* Begin Supplied entries *

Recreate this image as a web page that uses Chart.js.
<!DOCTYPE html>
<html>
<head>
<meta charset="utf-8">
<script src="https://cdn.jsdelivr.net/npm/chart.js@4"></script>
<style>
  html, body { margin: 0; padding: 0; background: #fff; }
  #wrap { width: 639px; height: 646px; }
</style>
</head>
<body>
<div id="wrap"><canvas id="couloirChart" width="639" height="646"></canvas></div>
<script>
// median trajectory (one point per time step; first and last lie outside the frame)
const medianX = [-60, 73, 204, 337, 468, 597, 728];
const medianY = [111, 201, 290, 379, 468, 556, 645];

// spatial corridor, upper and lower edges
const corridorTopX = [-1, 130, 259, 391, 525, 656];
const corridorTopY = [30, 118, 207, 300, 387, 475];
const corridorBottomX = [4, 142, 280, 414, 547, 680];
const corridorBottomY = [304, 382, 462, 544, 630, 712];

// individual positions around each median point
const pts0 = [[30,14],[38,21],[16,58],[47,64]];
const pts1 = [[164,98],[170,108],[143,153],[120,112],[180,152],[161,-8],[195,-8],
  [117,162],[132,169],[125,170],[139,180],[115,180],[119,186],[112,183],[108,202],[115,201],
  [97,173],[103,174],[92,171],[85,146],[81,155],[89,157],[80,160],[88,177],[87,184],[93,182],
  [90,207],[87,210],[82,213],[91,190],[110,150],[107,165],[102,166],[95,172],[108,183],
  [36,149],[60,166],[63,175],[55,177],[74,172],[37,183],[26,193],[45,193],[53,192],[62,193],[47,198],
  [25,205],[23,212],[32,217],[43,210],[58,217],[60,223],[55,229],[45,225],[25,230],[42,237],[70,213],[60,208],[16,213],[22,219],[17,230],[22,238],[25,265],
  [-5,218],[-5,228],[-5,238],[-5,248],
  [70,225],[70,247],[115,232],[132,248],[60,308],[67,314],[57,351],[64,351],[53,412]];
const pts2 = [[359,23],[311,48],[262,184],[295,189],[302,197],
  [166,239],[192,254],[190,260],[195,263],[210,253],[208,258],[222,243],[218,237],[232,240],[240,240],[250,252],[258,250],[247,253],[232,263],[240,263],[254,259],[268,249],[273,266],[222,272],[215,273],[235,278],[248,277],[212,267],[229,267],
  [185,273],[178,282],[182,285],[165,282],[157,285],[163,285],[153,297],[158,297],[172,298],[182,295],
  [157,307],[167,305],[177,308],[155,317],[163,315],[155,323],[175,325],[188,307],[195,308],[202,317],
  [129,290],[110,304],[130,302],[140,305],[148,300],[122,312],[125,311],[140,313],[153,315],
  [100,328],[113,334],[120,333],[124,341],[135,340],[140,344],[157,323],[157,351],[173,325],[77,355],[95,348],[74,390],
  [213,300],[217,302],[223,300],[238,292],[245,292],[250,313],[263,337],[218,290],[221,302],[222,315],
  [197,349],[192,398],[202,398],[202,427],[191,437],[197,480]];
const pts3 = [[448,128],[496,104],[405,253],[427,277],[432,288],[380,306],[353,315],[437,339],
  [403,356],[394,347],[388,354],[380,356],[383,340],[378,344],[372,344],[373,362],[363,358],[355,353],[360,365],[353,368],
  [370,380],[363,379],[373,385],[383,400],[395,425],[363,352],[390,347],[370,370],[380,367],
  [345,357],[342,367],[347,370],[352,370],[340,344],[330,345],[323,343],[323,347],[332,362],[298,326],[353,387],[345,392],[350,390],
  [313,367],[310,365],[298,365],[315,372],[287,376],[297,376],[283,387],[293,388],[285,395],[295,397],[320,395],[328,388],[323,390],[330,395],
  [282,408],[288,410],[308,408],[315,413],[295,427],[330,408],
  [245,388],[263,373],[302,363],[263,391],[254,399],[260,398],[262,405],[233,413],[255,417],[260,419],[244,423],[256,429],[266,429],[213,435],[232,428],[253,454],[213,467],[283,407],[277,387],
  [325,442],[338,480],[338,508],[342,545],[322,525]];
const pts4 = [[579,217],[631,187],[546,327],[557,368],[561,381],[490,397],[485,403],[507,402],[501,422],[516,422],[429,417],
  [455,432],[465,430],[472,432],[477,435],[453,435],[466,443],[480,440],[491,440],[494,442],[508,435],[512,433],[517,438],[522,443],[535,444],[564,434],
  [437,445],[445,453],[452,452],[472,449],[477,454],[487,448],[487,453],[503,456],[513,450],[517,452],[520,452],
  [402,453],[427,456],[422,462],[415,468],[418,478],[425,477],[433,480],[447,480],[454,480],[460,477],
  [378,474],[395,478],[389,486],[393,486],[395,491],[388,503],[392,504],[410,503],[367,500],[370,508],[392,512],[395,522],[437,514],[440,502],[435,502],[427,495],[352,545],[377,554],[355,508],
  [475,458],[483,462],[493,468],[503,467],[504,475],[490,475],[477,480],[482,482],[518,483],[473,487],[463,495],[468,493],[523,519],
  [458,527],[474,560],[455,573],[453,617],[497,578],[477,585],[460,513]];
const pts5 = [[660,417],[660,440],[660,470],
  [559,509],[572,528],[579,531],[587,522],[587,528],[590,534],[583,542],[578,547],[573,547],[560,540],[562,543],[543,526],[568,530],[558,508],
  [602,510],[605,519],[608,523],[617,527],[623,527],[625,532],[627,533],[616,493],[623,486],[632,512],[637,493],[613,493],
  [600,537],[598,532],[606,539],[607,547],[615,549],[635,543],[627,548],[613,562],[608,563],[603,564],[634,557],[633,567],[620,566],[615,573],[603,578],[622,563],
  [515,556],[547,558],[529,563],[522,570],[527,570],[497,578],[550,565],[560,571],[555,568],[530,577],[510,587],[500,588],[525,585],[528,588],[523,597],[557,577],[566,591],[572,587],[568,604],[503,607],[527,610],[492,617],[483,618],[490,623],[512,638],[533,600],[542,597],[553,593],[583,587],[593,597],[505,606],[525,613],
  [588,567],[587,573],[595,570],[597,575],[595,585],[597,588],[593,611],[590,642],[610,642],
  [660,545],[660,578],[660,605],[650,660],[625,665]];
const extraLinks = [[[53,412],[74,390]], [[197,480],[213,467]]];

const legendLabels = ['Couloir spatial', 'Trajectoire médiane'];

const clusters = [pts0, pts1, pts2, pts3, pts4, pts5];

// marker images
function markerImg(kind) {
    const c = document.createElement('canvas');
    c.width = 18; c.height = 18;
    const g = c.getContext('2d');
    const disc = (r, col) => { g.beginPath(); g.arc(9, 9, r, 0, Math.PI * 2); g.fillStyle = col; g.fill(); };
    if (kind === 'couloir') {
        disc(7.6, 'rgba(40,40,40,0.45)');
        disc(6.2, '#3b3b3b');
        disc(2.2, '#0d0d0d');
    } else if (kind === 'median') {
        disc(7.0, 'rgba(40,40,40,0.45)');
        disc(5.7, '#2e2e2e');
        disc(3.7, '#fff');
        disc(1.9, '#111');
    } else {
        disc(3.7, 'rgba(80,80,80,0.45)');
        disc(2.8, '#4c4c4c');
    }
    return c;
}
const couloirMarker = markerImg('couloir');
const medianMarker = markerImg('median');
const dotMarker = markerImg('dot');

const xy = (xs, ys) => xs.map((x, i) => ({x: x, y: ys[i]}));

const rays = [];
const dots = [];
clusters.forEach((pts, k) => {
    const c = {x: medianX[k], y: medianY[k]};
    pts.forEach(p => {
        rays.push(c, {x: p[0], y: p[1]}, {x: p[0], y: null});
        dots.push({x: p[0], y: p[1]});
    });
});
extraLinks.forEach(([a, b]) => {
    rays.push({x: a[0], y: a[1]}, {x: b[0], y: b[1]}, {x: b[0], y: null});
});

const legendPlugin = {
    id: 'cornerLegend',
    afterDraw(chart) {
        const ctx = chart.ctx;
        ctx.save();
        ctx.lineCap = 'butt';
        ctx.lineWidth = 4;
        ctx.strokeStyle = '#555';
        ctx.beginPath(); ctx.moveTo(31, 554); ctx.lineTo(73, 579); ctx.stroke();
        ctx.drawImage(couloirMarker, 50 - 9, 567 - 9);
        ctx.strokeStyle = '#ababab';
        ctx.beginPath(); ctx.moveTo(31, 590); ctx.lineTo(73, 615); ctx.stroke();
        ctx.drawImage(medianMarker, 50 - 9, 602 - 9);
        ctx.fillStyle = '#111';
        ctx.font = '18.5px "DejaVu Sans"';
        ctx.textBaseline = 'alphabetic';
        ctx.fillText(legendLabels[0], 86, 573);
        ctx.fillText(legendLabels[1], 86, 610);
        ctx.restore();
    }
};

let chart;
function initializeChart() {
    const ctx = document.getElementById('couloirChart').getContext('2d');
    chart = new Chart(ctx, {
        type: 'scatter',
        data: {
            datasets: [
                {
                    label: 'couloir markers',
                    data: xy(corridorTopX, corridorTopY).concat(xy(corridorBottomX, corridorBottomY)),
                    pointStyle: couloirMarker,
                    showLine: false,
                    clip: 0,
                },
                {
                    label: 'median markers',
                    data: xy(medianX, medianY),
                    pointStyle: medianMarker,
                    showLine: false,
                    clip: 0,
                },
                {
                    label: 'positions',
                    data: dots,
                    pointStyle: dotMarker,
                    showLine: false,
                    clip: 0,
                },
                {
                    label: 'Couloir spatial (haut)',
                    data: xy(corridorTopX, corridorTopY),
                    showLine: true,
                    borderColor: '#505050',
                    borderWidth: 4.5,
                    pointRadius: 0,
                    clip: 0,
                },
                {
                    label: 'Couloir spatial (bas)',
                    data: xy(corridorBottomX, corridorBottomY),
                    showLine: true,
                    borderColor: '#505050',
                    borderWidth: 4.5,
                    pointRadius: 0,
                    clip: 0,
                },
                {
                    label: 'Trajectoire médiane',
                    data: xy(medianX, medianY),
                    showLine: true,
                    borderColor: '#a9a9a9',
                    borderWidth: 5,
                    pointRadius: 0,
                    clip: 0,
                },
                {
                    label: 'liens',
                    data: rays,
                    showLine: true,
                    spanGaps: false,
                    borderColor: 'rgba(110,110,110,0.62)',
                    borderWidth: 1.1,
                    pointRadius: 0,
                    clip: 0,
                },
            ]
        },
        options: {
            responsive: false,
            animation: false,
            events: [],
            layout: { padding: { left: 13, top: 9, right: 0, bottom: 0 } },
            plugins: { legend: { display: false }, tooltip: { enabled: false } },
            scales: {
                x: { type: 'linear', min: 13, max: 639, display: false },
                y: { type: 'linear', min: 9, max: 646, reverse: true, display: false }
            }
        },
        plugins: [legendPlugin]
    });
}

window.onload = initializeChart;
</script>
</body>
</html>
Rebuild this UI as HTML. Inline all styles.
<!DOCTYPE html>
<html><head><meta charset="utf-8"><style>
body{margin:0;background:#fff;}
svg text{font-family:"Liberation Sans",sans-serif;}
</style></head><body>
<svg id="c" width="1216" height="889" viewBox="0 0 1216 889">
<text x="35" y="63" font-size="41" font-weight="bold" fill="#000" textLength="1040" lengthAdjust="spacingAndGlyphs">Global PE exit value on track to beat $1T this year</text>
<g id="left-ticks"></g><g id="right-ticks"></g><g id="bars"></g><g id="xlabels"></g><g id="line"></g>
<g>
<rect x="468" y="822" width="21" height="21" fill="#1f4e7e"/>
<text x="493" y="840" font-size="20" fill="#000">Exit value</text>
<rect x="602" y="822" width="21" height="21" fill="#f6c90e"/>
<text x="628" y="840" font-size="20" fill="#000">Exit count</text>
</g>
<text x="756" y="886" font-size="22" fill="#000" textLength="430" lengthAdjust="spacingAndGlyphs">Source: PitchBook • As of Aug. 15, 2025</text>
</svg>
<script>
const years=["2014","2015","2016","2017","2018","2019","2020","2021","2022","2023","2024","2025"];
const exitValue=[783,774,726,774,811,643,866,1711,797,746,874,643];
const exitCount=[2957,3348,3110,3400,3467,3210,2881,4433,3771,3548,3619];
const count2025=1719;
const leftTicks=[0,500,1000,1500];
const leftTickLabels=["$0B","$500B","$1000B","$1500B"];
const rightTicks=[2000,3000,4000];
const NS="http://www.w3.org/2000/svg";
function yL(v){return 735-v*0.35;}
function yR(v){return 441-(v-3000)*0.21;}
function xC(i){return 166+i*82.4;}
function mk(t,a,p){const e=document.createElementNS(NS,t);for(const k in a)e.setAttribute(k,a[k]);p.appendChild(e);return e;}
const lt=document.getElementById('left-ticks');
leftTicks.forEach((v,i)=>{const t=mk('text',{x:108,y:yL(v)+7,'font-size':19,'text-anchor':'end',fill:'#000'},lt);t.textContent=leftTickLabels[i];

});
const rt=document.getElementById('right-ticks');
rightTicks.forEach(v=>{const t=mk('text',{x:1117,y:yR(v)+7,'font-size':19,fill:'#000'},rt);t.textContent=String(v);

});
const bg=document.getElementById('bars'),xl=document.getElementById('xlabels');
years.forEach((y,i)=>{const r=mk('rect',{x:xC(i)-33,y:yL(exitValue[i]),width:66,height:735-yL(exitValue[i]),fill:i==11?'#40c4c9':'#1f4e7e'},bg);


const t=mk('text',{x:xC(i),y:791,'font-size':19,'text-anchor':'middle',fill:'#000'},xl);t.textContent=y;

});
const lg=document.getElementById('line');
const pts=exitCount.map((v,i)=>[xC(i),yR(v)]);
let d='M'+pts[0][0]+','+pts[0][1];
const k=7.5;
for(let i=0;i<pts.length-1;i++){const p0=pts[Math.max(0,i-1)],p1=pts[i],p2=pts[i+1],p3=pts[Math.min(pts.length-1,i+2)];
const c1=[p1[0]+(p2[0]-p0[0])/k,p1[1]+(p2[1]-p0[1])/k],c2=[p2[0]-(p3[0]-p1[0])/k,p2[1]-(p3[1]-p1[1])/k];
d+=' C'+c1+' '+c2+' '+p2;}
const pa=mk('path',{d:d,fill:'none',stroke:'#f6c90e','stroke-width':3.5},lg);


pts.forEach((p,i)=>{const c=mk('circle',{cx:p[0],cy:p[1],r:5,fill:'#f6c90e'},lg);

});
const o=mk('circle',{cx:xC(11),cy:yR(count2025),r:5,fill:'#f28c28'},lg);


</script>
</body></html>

* End Supplied entries *

#### Required task:
Select all lines in the listing that include the word "this".

#### Task solution:
Recreate this image as a web page that uses Chart.js.
Rebuild this UI as HTML. Inline all styles.
<text x="35" y="63" font-size="41" font-weight="bold" fill="#000" textLength="1040" lengthAdjust="spacingAndGlyphs">Global PE exit value on track to beat $1T this year</text>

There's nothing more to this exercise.